Teenagers and younger kids should get into the habit of not always doing something for a reward in return. Because then they'll always ask you for something in return. Now I know this may go against what you believe and actually do in the house, but studies show that children become more independent when parents allow for moments like this one. If you have more than one child, you can break up and/or rotate the jobs around the house (vacuuming, mopping floors, even cleaning the dishes, etc.). If you haven't set up a system yet, don't worry, kids are adaptable and can only do what you allow them to do.

I would create a Google Docs spreadsheet of a list of jobs with all of the kid's names on there and the days of the week to organize who has a specific task during the week. Work with your wife to organize this list, and then you can think about giving the kids options on the chores they would like to do. This ensures they feel as though they have options.

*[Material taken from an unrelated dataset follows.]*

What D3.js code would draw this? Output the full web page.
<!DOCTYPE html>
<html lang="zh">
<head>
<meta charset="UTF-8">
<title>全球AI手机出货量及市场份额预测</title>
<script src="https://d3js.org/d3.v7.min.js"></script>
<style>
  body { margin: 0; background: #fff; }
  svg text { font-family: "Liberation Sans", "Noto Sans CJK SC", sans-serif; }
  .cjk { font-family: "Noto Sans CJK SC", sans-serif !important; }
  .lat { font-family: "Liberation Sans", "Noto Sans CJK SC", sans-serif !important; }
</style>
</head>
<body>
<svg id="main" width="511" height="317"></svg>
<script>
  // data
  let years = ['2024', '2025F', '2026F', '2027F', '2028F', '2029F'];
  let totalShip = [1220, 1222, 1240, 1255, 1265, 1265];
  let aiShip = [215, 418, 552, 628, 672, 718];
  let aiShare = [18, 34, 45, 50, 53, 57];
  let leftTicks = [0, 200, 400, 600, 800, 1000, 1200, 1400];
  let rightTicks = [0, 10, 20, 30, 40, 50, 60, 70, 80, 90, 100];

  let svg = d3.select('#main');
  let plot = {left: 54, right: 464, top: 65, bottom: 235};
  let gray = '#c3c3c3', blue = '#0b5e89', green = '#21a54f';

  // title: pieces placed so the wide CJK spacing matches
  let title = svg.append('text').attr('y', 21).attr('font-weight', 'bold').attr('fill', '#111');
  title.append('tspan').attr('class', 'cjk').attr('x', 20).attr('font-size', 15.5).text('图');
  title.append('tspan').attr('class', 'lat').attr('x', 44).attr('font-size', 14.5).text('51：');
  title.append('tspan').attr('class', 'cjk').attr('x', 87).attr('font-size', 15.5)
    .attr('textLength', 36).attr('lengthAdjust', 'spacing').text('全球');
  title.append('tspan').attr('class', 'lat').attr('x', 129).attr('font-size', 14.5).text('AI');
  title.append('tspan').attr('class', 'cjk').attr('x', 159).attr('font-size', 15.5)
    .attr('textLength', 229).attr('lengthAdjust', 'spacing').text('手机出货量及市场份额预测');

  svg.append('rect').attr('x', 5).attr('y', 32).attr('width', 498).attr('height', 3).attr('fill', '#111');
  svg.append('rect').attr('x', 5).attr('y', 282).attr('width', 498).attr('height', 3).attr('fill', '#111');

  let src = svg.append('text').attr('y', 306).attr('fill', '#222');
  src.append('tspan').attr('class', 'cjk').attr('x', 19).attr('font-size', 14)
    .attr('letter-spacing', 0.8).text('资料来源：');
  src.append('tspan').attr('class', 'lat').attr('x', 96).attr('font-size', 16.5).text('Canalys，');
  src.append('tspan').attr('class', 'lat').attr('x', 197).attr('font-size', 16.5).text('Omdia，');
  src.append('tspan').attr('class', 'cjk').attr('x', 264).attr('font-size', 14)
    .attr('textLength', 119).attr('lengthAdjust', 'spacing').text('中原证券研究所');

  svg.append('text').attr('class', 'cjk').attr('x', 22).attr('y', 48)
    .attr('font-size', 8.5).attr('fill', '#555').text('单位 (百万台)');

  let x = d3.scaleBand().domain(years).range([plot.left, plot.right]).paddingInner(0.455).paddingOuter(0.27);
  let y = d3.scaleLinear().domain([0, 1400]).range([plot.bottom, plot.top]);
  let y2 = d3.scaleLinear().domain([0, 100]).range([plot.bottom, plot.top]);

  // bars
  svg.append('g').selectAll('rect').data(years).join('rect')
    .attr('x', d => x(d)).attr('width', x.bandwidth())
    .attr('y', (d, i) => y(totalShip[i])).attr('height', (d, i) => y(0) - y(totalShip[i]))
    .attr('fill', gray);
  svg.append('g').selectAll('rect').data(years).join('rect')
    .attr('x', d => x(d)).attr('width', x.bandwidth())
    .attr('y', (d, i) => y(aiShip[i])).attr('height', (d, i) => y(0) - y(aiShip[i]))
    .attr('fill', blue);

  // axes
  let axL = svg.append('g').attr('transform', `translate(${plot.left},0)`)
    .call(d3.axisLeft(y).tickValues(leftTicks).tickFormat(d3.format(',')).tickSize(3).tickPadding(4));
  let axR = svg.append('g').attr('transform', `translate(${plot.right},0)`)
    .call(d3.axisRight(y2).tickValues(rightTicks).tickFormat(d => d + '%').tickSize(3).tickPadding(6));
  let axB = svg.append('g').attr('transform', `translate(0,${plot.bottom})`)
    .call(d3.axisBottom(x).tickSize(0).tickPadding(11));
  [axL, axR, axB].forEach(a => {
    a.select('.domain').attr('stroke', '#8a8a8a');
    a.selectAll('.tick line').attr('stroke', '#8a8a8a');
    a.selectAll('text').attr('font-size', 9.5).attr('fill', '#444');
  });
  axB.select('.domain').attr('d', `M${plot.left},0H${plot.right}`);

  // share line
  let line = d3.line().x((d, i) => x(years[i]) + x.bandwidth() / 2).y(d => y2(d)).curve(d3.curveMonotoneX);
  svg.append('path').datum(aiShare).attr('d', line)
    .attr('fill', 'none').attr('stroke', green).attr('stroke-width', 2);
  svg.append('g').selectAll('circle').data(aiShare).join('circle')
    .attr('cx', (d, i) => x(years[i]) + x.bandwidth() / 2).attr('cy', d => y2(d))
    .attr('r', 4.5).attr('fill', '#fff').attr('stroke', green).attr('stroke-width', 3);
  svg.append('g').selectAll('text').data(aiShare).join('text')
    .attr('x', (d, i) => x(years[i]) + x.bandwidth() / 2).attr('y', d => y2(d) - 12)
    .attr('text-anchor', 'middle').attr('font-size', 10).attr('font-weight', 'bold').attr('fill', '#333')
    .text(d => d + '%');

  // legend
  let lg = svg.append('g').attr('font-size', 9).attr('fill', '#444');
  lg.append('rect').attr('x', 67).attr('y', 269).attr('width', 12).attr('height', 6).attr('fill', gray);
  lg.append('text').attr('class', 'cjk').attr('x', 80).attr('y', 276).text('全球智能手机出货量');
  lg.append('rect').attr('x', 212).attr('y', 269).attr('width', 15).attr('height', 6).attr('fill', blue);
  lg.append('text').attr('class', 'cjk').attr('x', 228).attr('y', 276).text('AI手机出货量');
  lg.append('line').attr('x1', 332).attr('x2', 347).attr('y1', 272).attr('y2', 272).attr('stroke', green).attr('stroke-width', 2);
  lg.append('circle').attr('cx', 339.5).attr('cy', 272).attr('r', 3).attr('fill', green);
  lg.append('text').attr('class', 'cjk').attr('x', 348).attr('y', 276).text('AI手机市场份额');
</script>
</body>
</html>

Again, you'd be surprised how much more they will be ready for the world from this kind of practice at home. They will be able to take better care of themselves when they go to college and or move out on their own sooner. They won't have to constantly depend on you buying things for them and taking care of them all the time. They'll be able to get a job and earn money to pay for their necessities. And, honestly, the ultimate goal is for you not to have to worry about them as they become adults. You don't want to coddle them because it doesn't help them to take care of themselves. And I think the best legacy one can leave their children, is the ability to survive in the world without them. Now I know, you grew up with a lot less, and you vowed to give your children what you didn't have. However, that is something inside you that you may need to work on. Teenagers and younger children know full well how to over consume or over use video games, screen time, snacks and other extracurricular activities, etc.

Which brings me to my other topic about part time work during the school year. Once your son/daughter reaches 15 or 16 years old, they can also try to work part-time for 10 hours a week and 15 for weekends included. Of course, this is provided that their studies do not decline when they have this part-time work. Now I know this may also not be something you are considering because you probably can afford to pay for things your children need. The idea here, though, is showing them the value of a hard-earned dollar, and sharing with them how to save 20% of the money they make from each paycheck. In turn, showing them also how to budget themselves and their checkbook. Your kids will thank you one day when they have that dream career and can manage themselves at 21 years old.